For this, you'll have to use the F## arrays in apex_application.
If this sounds totally unfamiliar, take a look at:
Custom submit process, and on using the apex_application arrays.
Also, here is a how-to for apex from 2004 from Oracle itself. It still uses lots of htmldb references, but the gist of it is there.
(it might be a good idea to use the apex_item interface to build up your form, and have control over what is generated and what array it takes.)
What it comes down to is: loop over the array containing your items and do an UPDATE on your view with the submitted values.
Of course, you don't have locking this way, nor a way to prevent unnecessary updates.
Locking you can do yourself, with for example using the select for update method. You'd have to lock the correct rows in the table(s) you want to alter, before you update them. If the locking fails, then your process should fail.
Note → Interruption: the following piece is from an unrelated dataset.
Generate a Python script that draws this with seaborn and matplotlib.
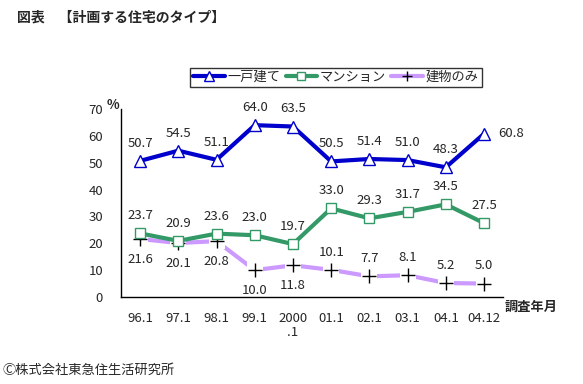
import matplotlib.pyplot as plt
import pandas as pd
import numpy as np
import seaborn as sns

periods = ['96.1', '97.1', '98.1', '99.1', '2000\n.1', '01.1', '02.1', '03.1', '04.1', '04.12']
detached = [50.7, 54.5, 51.1, 64.0, 63.5, 50.5, 51.4, 51.0, 48.3, 60.8]
condo = [23.7, 20.9, 23.6, 23.0, 19.7, 33.0, 29.3, 31.7, 34.5, 27.5]
building_only = [21.6, 20.1, 20.8, 10.0, 11.8, 10.1, 7.7, 8.1, 5.2, 5.0]

sns.set_style("white")
plt.rcParams['font.family'] = ['Noto Sans CJK JP', 'DejaVu Sans']

df = pd.DataFrame({'pos': np.arange(len(periods)), 'detached': detached,
                   'condo': condo, 'building': building_only})

fig = plt.figure(figsize=(5.83, 3.84), dpi=100)
ax = fig.add_axes([0.2075, 0.2266, 0.6555, 0.4894])

blue = '#0000CC'
green = '#339966'
lav = '#CC99FF'

sns.lineplot(data=df, x='pos', y='detached', ax=ax, color=blue, lw=3,
             marker='^', markersize=8, markerfacecolor='white', markeredgecolor=blue,
             markeredgewidth=1, label='一戸建て', zorder=5)
sns.lineplot(data=df, x='pos', y='condo', ax=ax, color=green, lw=3,
             marker='s', markersize=7, markerfacecolor='white', markeredgecolor=green,
             markeredgewidth=1, label='マンション', zorder=4)
sns.lineplot(data=df, x='pos', y='building', ax=ax, color=lav, lw=3,
             marker='+', markersize=8, markeredgecolor='black',
             markeredgewidth=1, label='建物のみ', zorder=1)
# white pads under the + markers give the broken-line look
ax.scatter(df['pos'], df['building'], marker='s', s=130, color='white', lw=0, zorder=2)
ax.scatter(df['pos'], df['building'], marker='+', s=90, color='black', lw=1, zorder=3)

# value labels
fs = 9.5
for i, v in enumerate(detached):
    if i == len(detached) - 1:
        ax.annotate(f'{v:.1f}', (i, v), xytext=(10, 0), textcoords='offset points',
                    ha='left', va='center', fontsize=fs)
    else:
        ax.annotate(f'{v:.1f}', (i, v), xytext=(0, 8), textcoords='offset points',
                    ha='center', va='bottom', fontsize=fs)
for i, v in enumerate(condo):
    ax.annotate(f'{v:.1f}', (i, v), xytext=(0, 8), textcoords='offset points',
                ha='center', va='bottom', fontsize=fs)
for i, v in enumerate(building_only):
    if i < 5:
        ax.annotate(f'{v:.1f}', (i, v), xytext=(0, -10), textcoords='offset points',
                    ha='center', va='top', fontsize=fs)
    else:
        ax.annotate(f'{v:.1f}', (i, v), xytext=(0, 8), textcoords='offset points',
                    ha='center', va='bottom', fontsize=fs)

ax.set_xlim(-0.5, len(periods) - 0.5)
ax.set_ylim(0, 70)
ax.set_yticks(range(0, 71, 10))
ax.set_xticks(np.arange(len(periods)))
ax.set_xticklabels(periods, fontsize=fs, linespacing=1.05)
ax.set_xticks(np.arange(len(periods) + 1) - 0.5, minor=True)
ax.tick_params(axis='x', which='major', length=0, pad=11)
ax.tick_params(axis='x', which='minor', length=3, width=1, direction='in', color='black')
ax.tick_params(axis='y', length=3, width=1, direction='in', color='black', labelsize=fs, pad=13)
ax.set_xlabel('')
ax.set_ylabel('')
for s in ['top', 'right']:
    ax.spines[s].set_visible(False)
for s in ['left', 'bottom']:
    ax.spines[s].set_color('black')
    ax.spines[s].set_linewidth(1)

ax.text(-0.005, 1.02, '%', transform=ax.transAxes, ha='right', va='center', fontsize=fs, fontweight='bold')
ax.text(1.005, -0.015, '調査年月', transform=ax.transAxes, ha='left', va='top', fontsize=fs, fontweight='bold')

leg = ax.legend(loc='lower center', bbox_to_anchor=(0.576, 0.773), bbox_transform=fig.transFigure,
                ncol=3, frameon=True, fancybox=False, edgecolor='black', fontsize=9.5,
                handlelength=2.4, columnspacing=0.4, handletextpad=0.2, borderpad=0.25,
                borderaxespad=0, markerscale=0.85)
leg.get_frame().set_linewidth(1)

fig.text(0.03, 0.955, '図表　【計画する住宅のタイプ】', fontsize=10, fontweight='bold', va='center')
fig.text(0.005, 0.035, 'Ⓒ株式会社東急住生活研究所', fontsize=9.5, va='center',
         family=['Noto Sans CJK JP', 'DejaVu Sans'])

fig.savefig('out.png', dpi=100)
As for the 'lost update' story: here you'd need to check the MD5-checksums. A checksum is generated from the editable columns in your form and put in the html-code. On submit, this checksum is then compared to a newly generated checksum from those same columns, but with values from the database at that time of submit. If the checksums differ, it means the record has changed between the page load and the page submit. Your process should fail because the record has been altered, and you don't want to have those overwritten. (if you go the apex_item way, then don't forget to include an MD5_CHECKSUM call (or MD5_HIDDEN).
Important note though: checksums generated by either using apex_item or simply the standard form functionality build up a string to be hashed. As you can see in apex_item.md5_hidden, checksums are generated using DBMS_OBFUSCATION_TOOLKIT.MD5.
You can get the checksum of the values in the DB in 2 ways: wwv_flow_item.md5 or using dbms_obfuscation.
However, what the documentation fails to mention is this: OTN Apex discussion on MD5 checksums. Pipes are added in the generated checksums! Don't forget this, or it'll blow up in your face and you'll be left wondering for days what the hell is wrong with it.
Example:
select utl_raw.cast_to_raw(dbms_obfuscation_toolkit.md5(input_string=>
"COLUMN1" ||'|'||
"COLUMN2" ||'|'||
"COLUMN5" ||'|'||
"COLUMN7" ||'|'||
"COLUMN10" ||'|'||
"COLUMN12" ||'|'||
"COLUMN14" ||
'|||||||||||||||||||||||||||||||||||||||||||'
)) md5
from some_table
To get the checksum of a row of the some_table table, where columns 1,2,5,7,10,12,14 are editable!
In the end, this is how it should be structured:
loop over array
generate a checksum for the current value of the editable columns
from the database
compare this checksum with the submitted checksum
(apex_application.g_fcs if generated) if the checksums match,
proceed with update. If not, fail process here.
lock the correct records for updating. Specify nowait, and it
locking fails, fail the process
update your view with the submitted values. Your instead-of trigger
will fire. Be sure you use correct values for your update statement so that only this one record will be updated
Don't commit inbetween. It's either all or nothing.
I almost feel like i went overboard, and it might feel like it is all a bit much, but when you know the pitfalls it's actually not so hard to pull this custom process off! It was very knowledgable for me to play with it :p
The answer by Tom is a correct way of dealing with ths issue but I think overkill for your requirements if I understand correctly.
The easiest way may be to create a form on the table you want to edit. Then have the report edit link take the user to this form which will only update the needed columns from the one table. If you need the value of the column from the other table displayed it is simple when you create the link to pass this value to the form which can contain a display only item to show this.